Some people like to end the year with a reflection on thankfulness; I’m more disposed towards ending it with a rant. Whilst on a personal level I’ve had a great twelve months, the world is in an even more shocking state than it was before. In his recent live show Humanity, Ricky Gervais talks about how in the past couple of years, for the first time in his life, civilisation has started to slip into decline. I agree, and think this is most evident in the sudden outbreak of the 18:9 (2:1) aspect ratio across television. People are so wrapped up in their worries over our failing government and the looming possibility of a no-deal Brexit, 2:1 has insidiously slipped in under the radar, undermining living-room tellies nationwide and ruining countless Christmases - mine chief amongst them.
The Star Trek: Discovery Blu-ray, Doctor Who, Click & Collect, The ABC Murders and just about every other major prime-time programme that I’ve watched over the last month has been missing 230,400 live pixels as their producers have embraced the chic new “cinematic” aspect ratio that’s unfriendly to even the newest 4K HDR TVs. It’s a good job my TV screen is 41.7” x 23.5” (a 50-incher when measuring from corner to corner as TV manufacturers obviously do) to start with as its watchable area is reduced to 41.7” x 20.85” with these programmes – that’s 110.5”2 of missing picture by my reckoning.
What’s most irritating of all though are the long-term implications of this. Even if the next generation of TVs base their screen dimensions on the 2:1 aspect ratio, then legacy 2:1 media is still going to appear both letterboxed and pillarboxed on their displays, as current Blu-ray standards insist upon a 1920 x 1080 frame (3840 x 2160 for UHD) and iTunes downloads (probably Amazon etc too, though I can’t speak to this) adhere to the same conventions. This means that a 2:1 image is locked into its frame between two black bars, and so if it’s ever viewed on a 2:1 screen, then the only way it could fill that screen would be if it were enlarged, resulting in a softer picture. It’d be like it was watching a 2.35:1-letterboxed-in-4:3 VHS movie blown up on an early CRT widescreen telly - unremittingly bloody awful.

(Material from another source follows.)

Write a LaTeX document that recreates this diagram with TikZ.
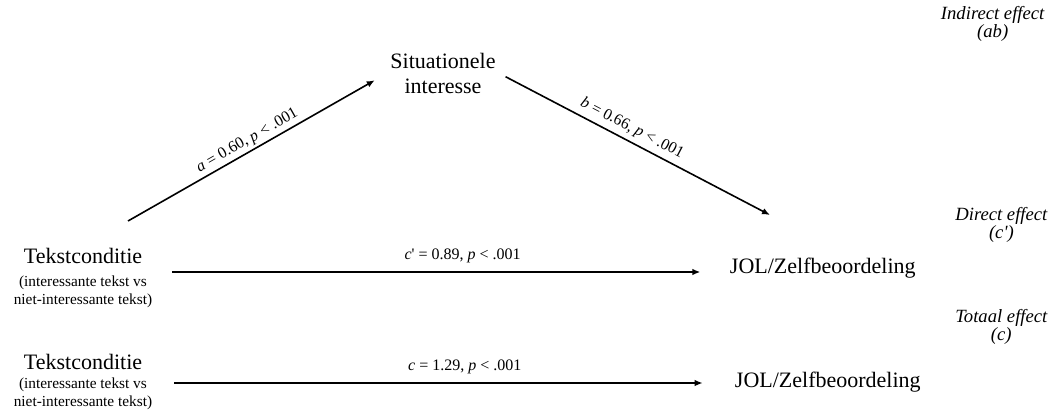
\documentclass[tikz,border=0pt]{standalone}
\usepackage{fontspec}
\setmainfont{Liberation Serif}
\usepackage{tikz}
\usetikzlibrary{arrows.meta,positioning,calc}
\tikzset{
  var/.style={inner sep=2pt, align=center, font=\fontsize{16.5}{18.75}\selectfont},
  sub/.style={inner sep=1pt, align=center, font=\fontsize{11.5}{13}\selectfont},
  lbl/.style={inner sep=2pt, font=\fontsize{12}{14}\selectfont},
  eff/.style={inner sep=1pt, align=center, font=\fontsize{14}{12.5}\selectfont\itshape},
  pijl/.style={-{Latex[length=6pt,width=5pt]}, line width=1.2pt, draw=black},
}

\begin{document}
\begin{tikzpicture}[x=0.75pt,y=-0.75pt]
  \useasboundingbox (0,0) rectangle (1053,410);
  % mediator
  \node[var](med) at (443,73){Situationele\\interesse};
  % direct model
  \node[var](x1) at (83,256){Tekstconditie};
  \node[sub,below=6pt of x1](x1s){(interessante tekst vs\\niet-interessante tekst)};
  \node[var,anchor=base west](y1) at (727,273){JOL/Zelfbeoordeling};
  % total model
  \node[var](x2) at (83,362){Tekstconditie};
  \node[sub,below=3pt of x2](x2s){(interessante tekst vs\\niet-interessante tekst)};
  \node[var,anchor=base west](y2) at (732,387){JOL/Zelfbeoordeling};
  % effect labels
  \node[eff,anchor=east](ind) at (1046,24){Indirect effect\\(ab)};
  \node[eff,anchor=east](dir) at (1049,225){Direct effect\\(c\textquotesingle)};
  \node[eff,anchor=east](tot) at (1049,327){Totaal effect\\(c)};
  % arrows
  \coordinate (a0) at (128,221);
  \coordinate (b1) at (770,215);
  \coordinate (c0) at (172,272);
  \coordinate (d0) at (174,383);
  \draw[pijl,shorten >=11pt](a0)--(med.west) node[lbl,sloped,above,pos=0.48]{\textit{a} = 0.60, \textit{p} < .001};
  \draw[pijl,shorten <=6pt](med.east)--(b1) node[lbl,sloped,above=1.5pt,pos=0.47]{\textit{b} = 0.66, \textit{p} < .001};
  \draw[pijl](c0)--([xshift=-20pt]c0 -| y1.west) node[lbl,above=4pt,pos=0.55]{\textit{c}\textquotesingle{} = 0.89, \textit{p} < .001};
  \draw[pijl](d0)--([xshift=-22pt]d0 -| y2.west) node[lbl,above=4pt,pos=0.55]{\textit{c} = 1.29, \textit{p} < .001};
\end{tikzpicture}
\end{document}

Apologists for 2:1 argue that there is no cause for concern as most modern TVs allow for custom zooming, giving naysayers like me the option to zoom in on the letterboxed image. Whilst this is true, it does not account for the fact that zooming loses the outer edges of the image - or that it’s a right bloody faff. I have my custom zoom set to automatically blow 2.35:1 movies up to 16:9, losing the edges off the picture but filling up my screen, and I don’t begrudge this one bit as films are made - at least for now - for cinema exhibition, and I can easily flick back and forth between 16:9 and 2.35:1 almost as effortlessly as if I were watching a Christopher Nolan or Michael Bay film (in which case I don’t have to press anything at all to see the aspect ratio shift from scene to scene). However, if I alter this setting to blow a 2:1 Discovery or Who up to 16:9, I’m going to have to tweak my zoom settings every time I watch a movie. Moreover, when zooming in on a movie I’m usually blowing up an incredibly detailed UHD image, and as a result any softening of the picture is imperceptible - at least on a 50” screen situated six feet away from me. But blowing up a 720p BBC iPlayer stream yields an only slightly sharper than DVD picture, which is surely at odds with the lofty ambitions of the producers who’ve adopted 2:1. Even zooming in on the otherwise stunning 1080p Discovery Blu-ray adversely affected the image quality.
And that’s just legacy 2:1 media; 16:9, 2.35:1, 4:3... there is not an old programme or movie that will fit a 2:1 TV properly. The only way that we’ll get to enjoy properly proportioned, screen-filling entertainment is if we limit our viewing to new material; discard the last vestiges of physical media (which is ironic given my shift back towards it following iTunes’ refusal to allow 4K downloads); and surrender to endless, rolling subscriptions. Maybe that’s the idea.Even as cynical as I am, though, I do believe that those who’ve adopted the 2:1 frame have done so with the best of intentions. High-end programmes are now utilising some phenomenal anamorphic lenses, such as the Cooke and AngĂ©nieux lenses used for the recent season of Doctor Who, and inevitably production teams don’t want to see their painstakingly-framed and often exquisitely beautiful shots cropped for transmission in 16:9. Though I sympathise with such sentiments, I take the firm view that if something is being made primarily for viewing in a certain medium, then its format should be tailored to that medium. Those looking to paint pictures on wider canvases should make films for theatrical release instead of subverting TV.
If TV is TV anymore, that is - I am beginning to worry that I’m proceeding from a faulty premise.
Perhaps the real question is, “Are TV programmes made primarily for viewing on TV sets, or the latest generation of 2:1 smartphones?” I know what I’d rather stare at, but I think what I’m really angry about isn’t so much the rise of 2:1 as it is the prospect of, for the first time in my life, being the dinosaur in the room.
The man in the picture (above) looms ever larger.